But more generally, attorneys-in-training can’t be expected to study every category of law during their schooling — no matter the length of formal education, there’s no substitute for on-the-job training, and developments in the law require even veteran attorneys to keep themselves up-to-date on developments in the field. As it stands, the JD’s bundling of baseline legal knowledge with, in some cases, 2 years’ worth of elective courses unnecessarily increases costs of legal education, both in time and money. This is translated into higher costs for clients, not just for major corporations that regularly need lawyers, but also for individual clients who require services more particularized than they can get on LegalZoom.
But inefficient legal education persists. If the JD remained a bit excessive but still generated graduates capable of jumping into a legal career from day one, at least it would serve that purpose. What may be most galling is that, after 3 years of study and tuition (nearly always on top of an undergraduate diploma), the newly minted JDs become buyers in the bar-prep industry. This is certainly less costly than a JD, but is still a four-figure expense. In spite of full-time study of the law for multiple years, aspiring attorneys are not then adequately prepared to leap the final hurdle to practice law, leaving the JD’s 3-year value a bit blurry.

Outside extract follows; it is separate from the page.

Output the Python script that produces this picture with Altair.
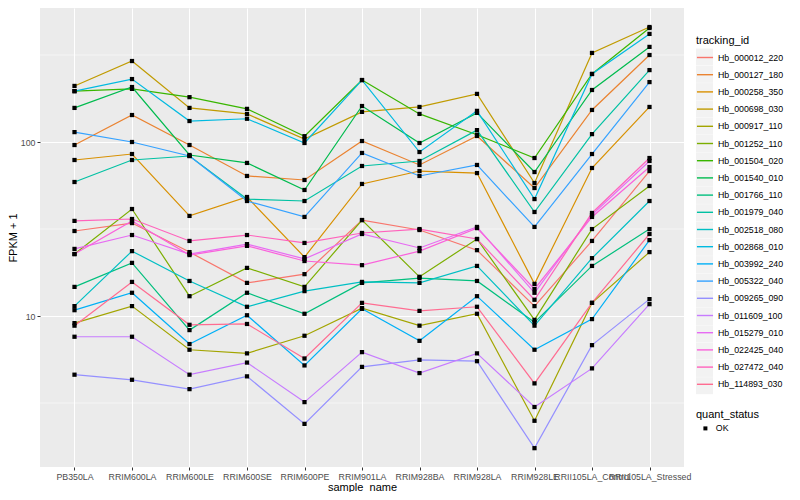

While offering limited utility beyond the bedrock curriculum, law school imposes high costs: In the Department of Education’s latest College Scorecard, the median debt for law school grads was nearly $120,000. Following these steep outlays, many law school graduates end up in the wrong lump of the well-known bimodal distribution of salaries.
Several alternatives to this incoherent sequence would be marked improvements. An incremental option would be to shorten the standard JD to only 3 or 4 semesters. Costs would decrease for any one lawyer due to diminished overhead, and because the supply of trained lawyers would be higher.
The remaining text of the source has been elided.